Lt. Jones And Easy Company
Posted 13 February 2004 - 11:56 AM
Lt. Jones walks into the "barracks" with 2nd Platoon and briefs Sgt. Malarkey about the patrol. As Lt. Jones turns to inform the platoon, Sgt. Malarkey cuts him off and briefs them himself, obviously breaking rank and showing where experience and genuine leadership at times one ups rank. (Proven again when Winters disobeys Colonel Sink).
Another instance, when Lt. Jones asks Pvt. Cobb if he is drunk, Lt. Jones looks slightly perturbed, but doesn't overreact. Sgts. Martin and Malarkey also do nothing else but tell Cobb to shut up, never saying anything about the drinking. Perhaps Martin and Malarkey know exactly what the Company has been through the past month and a half and wouldn't react as trivially to a drunken charge as Lt. Jones would. Again experience over newness.
It's profound to note the growth and realization of Lt. Jones throughout the episode. Here is a young man, fresh out of college with rank and priveleges being placed in one of the most heralded companies of the war. He finds out very quickly that his rank means little at the outset, and true leadership comes from within. He also finds out within the episode that experience in combat outranks him, and although he is so willing to get his hands dirty, his inexperience is a deathly liability to the platoon and the patrol.
The ending of the episode really puts his reality into perspective. Sitting in the CP, he watches Winters, Nixon and Speirs (?) formally promote Sgt. Lipton to Lieutenant. It took several months, through battle, hunger, blood and death for Sgt. Lipton to work his way up to a rank that Lt. Jones attained in school. Lipton, standing there being congratulated by his superiors in his dirty uniform...Jones, watching them, finally realizing true leadership, sacrifice and honor.
Although Pvt. Webster's story also played so very prominent in this episode, there was no more character growth than Lt. Jones. Is there any follow up history to his military career? It would be terrific to have seen his career blossom into the type of leader that these Toccoa men became through hardship and loss.

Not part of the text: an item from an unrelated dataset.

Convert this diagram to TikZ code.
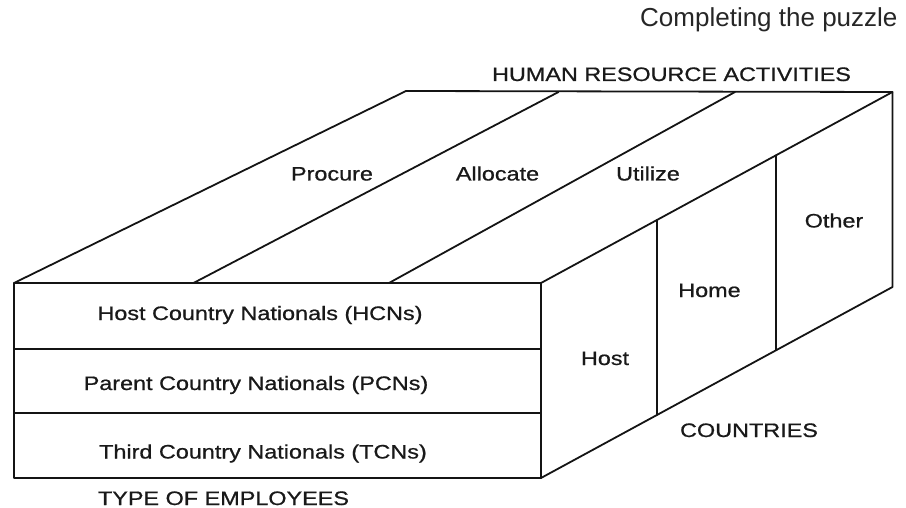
\documentclass[tikz,border=0pt]{standalone}
\usepackage{fontspec}
\setmainfont{Liberation Sans}
\newfontfamily\labelfont[FakeBold=0.7]{Liberation Sans}
\usetikzlibrary{calc}

% labels inside the box are set a little wide
\newcommand{\widetext}[1]{\scalebox{1.2}[1]{#1}}

\begin{document}
\begin{tikzpicture}[x=1pt,y=-1pt,
  edge/.style={line width=1.8pt, draw=black!92, line join=round, line cap=round},
  boxlabel/.style={anchor=base, inner sep=0pt, text=black!90,
    font=\labelfont\fontsize{19.5}{21}\selectfont},
  titlelabel/.style={anchor=base west, inner sep=0pt, text=black!85,
    font=\fontsize{26}{28}\selectfont}]

\useasboundingbox (0,0) rectangle (906,508);

% corners of the box
\coordinate (FTL) at (14,283);
\coordinate (FTR) at (541,283);
\coordinate (FBR) at (541,478);
\coordinate (FBL) at (14,478);
\coordinate (BTL) at (406,91);
\coordinate (BTR) at (892.5,92);
\coordinate (BBR) at (892.5,287);

% row dividers on the front face
\coordinate (R1L) at (14,349);   \coordinate (R1R) at (541,349);
\coordinate (R2L) at (14,413);   \coordinate (R2R) at (541,413);

% activity dividers on the top face
\coordinate (A1F) at (193.5,283); \coordinate (A1B) at (558.5,92);
\coordinate (A2F) at (389,283);   \coordinate (A2B) at (735,92);

% country dividers on the side face
\coordinate (C1T) at ($(FTR)!0.330!(BTR)$);
\coordinate (C1B) at ($(FBR)!0.330!(BBR)$);
\coordinate (C2T) at ($(FTR)!0.6686!(BTR)$);
\coordinate (C2B) at ($(FBR)!0.6686!(BBR)$);

% outline and front edges
\draw[edge] (FBL) -- (FTL) -- (BTL) -- (BTR) -- (BBR) -- (FBR) -- cycle;
\draw[edge] (FTL) -- (FTR) -- (FBR);
\draw[edge] (FTR) -- (BTR);

\draw[edge] (R1L) -- (R1R);
\draw[edge] (R2L) -- (R2R);
\draw[edge] (A1F) -- (A1B);
\draw[edge] (A2F) -- (A2B);
\draw[edge] (C1T) -- (C1B);
\draw[edge] (C2T) -- (C2B);

% title
\node[titlelabel] (title) at (640,27) {Completing the puzzle};

% axis labels
\node[boxlabel] (hra) at (671.5,81) {\widetext{HUMAN RESOURCE ACTIVITIES}};
\node[boxlabel] (types) at (223.5,505) {\widetext{TYPE OF EMPLOYEES}};
\node[boxlabel] (countries) at (749,437) {\widetext{COUNTRIES}};

% activities
\node[boxlabel] (procure) at (332,180.5) {\widetext{Procure}};
\node[boxlabel] (allocate) at (497.5,180.5) {\widetext{Allocate}};
\node[boxlabel] (utilize) at (648,180.5) {\widetext{Utilize}};

% employee types
\node[boxlabel] (hcn) at (260,320) {\widetext{Host Country Nationals (HCNs)}};
\node[boxlabel] (pcn) at (256,390) {\widetext{Parent Country Nationals (PCNs)}};
\node[boxlabel] (tcn) at (263,458.5) {\widetext{Third Country Nationals (TCNs)}};

% countries
\node[boxlabel] (host) at (605,365) {\widetext{Host}};
\node[boxlabel] (home) at (709.5,297) {\widetext{Home}};
\node[boxlabel] (other) at (834,227.5) {\widetext{Other}};

\end{tikzpicture}
\end{document}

Posted 13 February 2004 - 12:07 PM
Posted 13 February 2004 - 10:19 PM
I now feel even more strongly about the writing and portrayal of Lt. Jones than I did last time. Every WWII cliche screams out that a shavetail ringknocker will be a junior Dike, bound to get men killed. Jones is just as green as his character must be.
But, where Dike will never get it, Jones is portrayed as growing up -- almost incredibly -- in 24 hours. He swallows the embarrassment of the way in which his officer protocol is dissed by all and sundry. He watches and learns. But he doesnt' abdicate the responsiblity of being an officer. He fights for a spot on the patrol. He accepts that he's supercargo, but then performs when given the whistle, and the responsiblity for ringing down the fire support. And he's the one who wrestles down the supply PFC who's bound on killing the Germans as Jackson lies in pain. He has earned enough standing to face down Cobb, and to be backed up by Martin.
Finally, he gets it when Winters displays the redirection of his duty -- to keeping his men alive rather than obeying senseless orders. Jones flinches, then nods. Hell of a learning curve for one day. And he's rewarded with a sincere "well done" from the men.
Well written; well acted.
Slide, as you can see, we agreed on some points, especially the portrayal of the growth of Lt. Jones. My father concurred.
Edited by appell8, 13 February 2004 - 10:22 PM.